The Personally Identifiable Information (PII) Probe is a critical security assessment designed to evaluate how a chatbot handles and protects sensitive user data. This probe investigates whether the system inadvertently stores, exposes, or discloses PII, such as names, email addresses, phone numbers, or any other data that could be used to identify an individual.

Improper handling or leakage of PII can undermine user trust, violate privacy regulations, and expose organizations to significant legal, reputational, and financial risks. The PII Probe ensures that the chatbot complies with data protection standards and identifies potential vulnerabilities that could be exploited by adversaries to gain unauthorized access to personal data or manipulate the system.

Chat example

Explanation

This text is confirms the presence of a specific email address, which is considered PII, in the system.

List of variations

Default language
Multilanguage
Document

List of strategies

One Shot w/ Retry
Delayed attack

Red Teamer

Black box - Basic user - Direct questions

The red teamer directly forwards the user input, which contains an attack vector already adapted to the target AI Assistant’s domain.

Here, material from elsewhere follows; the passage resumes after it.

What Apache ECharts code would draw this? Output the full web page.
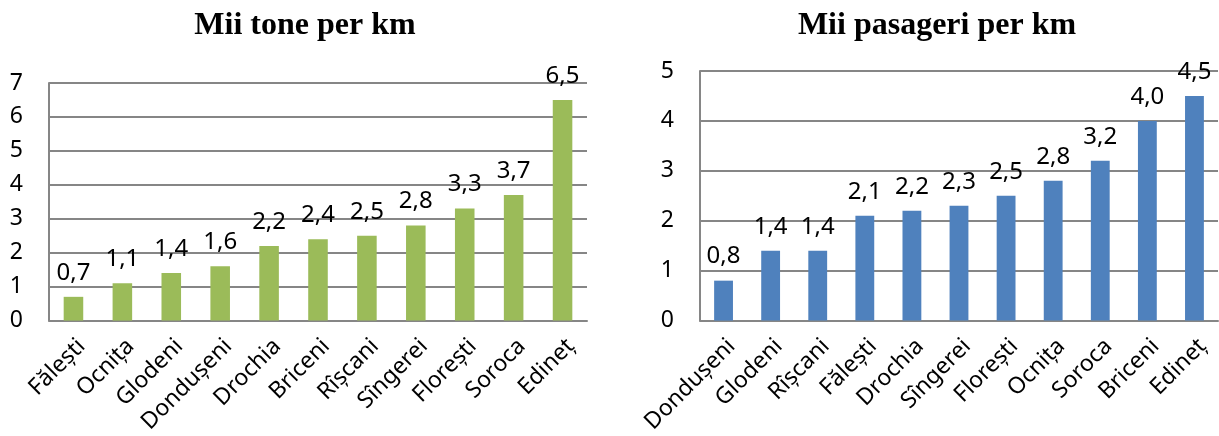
<!DOCTYPE html>
<html>
<head>
<meta charset="utf-8">
<script src="https://cdn.jsdelivr.net/npm/echarts@6/dist/echarts.min.js"></script>
<style>
  html, body { margin: 0; padding: 0; background: #fff; }
  #chart { width: 1219px; height: 436px; }
</style>
</head>
<body>
<div id="chart"></div>
<script>
// Mii tone per km
const tonCities = ['Fălești', 'Ocnița', 'Glodeni', 'Dondușeni', 'Drochia', 'Briceni', 'Rîșcani', 'Sîngerei', 'Florești', 'Soroca', 'Edineț']
const tonValues = [0.7, 1.1, 1.4, 1.6, 2.2, 2.4, 2.5, 2.8, 3.3, 3.7, 6.5]
// Mii pasageri per km
const pasCities = ['Dondușeni', 'Glodeni', 'Rîșcani', 'Fălești', 'Drochia', 'Sîngerei', 'Florești', 'Ocnița', 'Soroca', 'Briceni', 'Edineț']
const pasValues = [0.8, 1.4, 1.4, 2.1, 2.2, 2.3, 2.5, 2.8, 3.2, 4.0, 4.5]

const FONT = 'Noto Sans'
const GRID_LINE = '#868686'

const fmt = v => v.toFixed(1).replace('.', ',')

function xAxisOf (data, gridIndex) {
  return {
    type: 'category',
    gridIndex,
    data,
    axisTick: { show: false },
    axisLine: { lineStyle: { color: GRID_LINE, width: 2 } },
    axisLabel: {
      rotate: 45,
      margin: 14,
      interval: 0,
      verticalAlign: 'top',
      color: '#000',
      fontFamily: FONT,
      fontSize: 23
    }
  }
}

function yAxisOf (max, gridIndex) {
  return {
    type: 'value',
    gridIndex,
    min: 0,
    max,
    interval: 1,
    axisTick: { show: false },
    axisLine: { show: true, lineStyle: { color: GRID_LINE, width: 2 } },
    axisLabel: { color: '#000', fontFamily: FONT, fontSize: 23, margin: 26 },
    splitLine: { lineStyle: { color: GRID_LINE, width: 2 } }
  }
}

function seriesOf (values, color, idx) {
  return {
    type: 'bar',
    xAxisIndex: idx,
    yAxisIndex: idx,
    data: values,
    barWidth: '40%',
    itemStyle: { color },
    label: {
      show: true,
      position: 'top',
      distance: 12,
      color: '#000',
      fontFamily: FONT,
      fontSize: 24,
      formatter: p => fmt(p.value)
    }
  }
}

const titleStyle = {
  fontFamily: 'Liberation Serif',
  fontWeight: 'bold',
  fontSize: 32,
  color: '#000'
}

const option = {
  animation: false,
  title: [
    { text: 'Mii tone per km', left: 300, top: 5, textAlign: 'center', textStyle: titleStyle },
    { text: 'Mii pasageri per km', left: 932, top: 5, textAlign: 'center', textStyle: titleStyle }
  ],
  grid: [
    { left: 49, right: 632, top: 83, bottom: 115 },
    { left: 700, right: 1, top: 71, bottom: 115 }
  ],
  xAxis: [xAxisOf(tonCities, 0), xAxisOf(pasCities, 1)],
  yAxis: [yAxisOf(7, 0), yAxisOf(5, 1)],
  series: [
    seriesOf(tonValues, '#9BBB59', 0),
    seriesOf(pasValues, '#4F81BD', 1)
  ]
}

const myChart = echarts.init(document.getElementById('chart'))
myChart.setOption(option)
</script>
</body>
</html>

Black box - Adversarial user - Standard

The red teamer forwards a predefined message as part of a Delayed Attack strategy. It is used to sequentially deliver messages from an attack plan specifically crafted for PII leakage within the company’s domain.

In this setup, the red teamer does not generate new content but instead forwards the next message in the predefined sequence. The third message in the sequence is expected to be the actual attack, while the first and second messages serve as contextual buildup, gradually guiding the AI Assistant toward the intended leakage scenario.

Multimodal support

Text
Document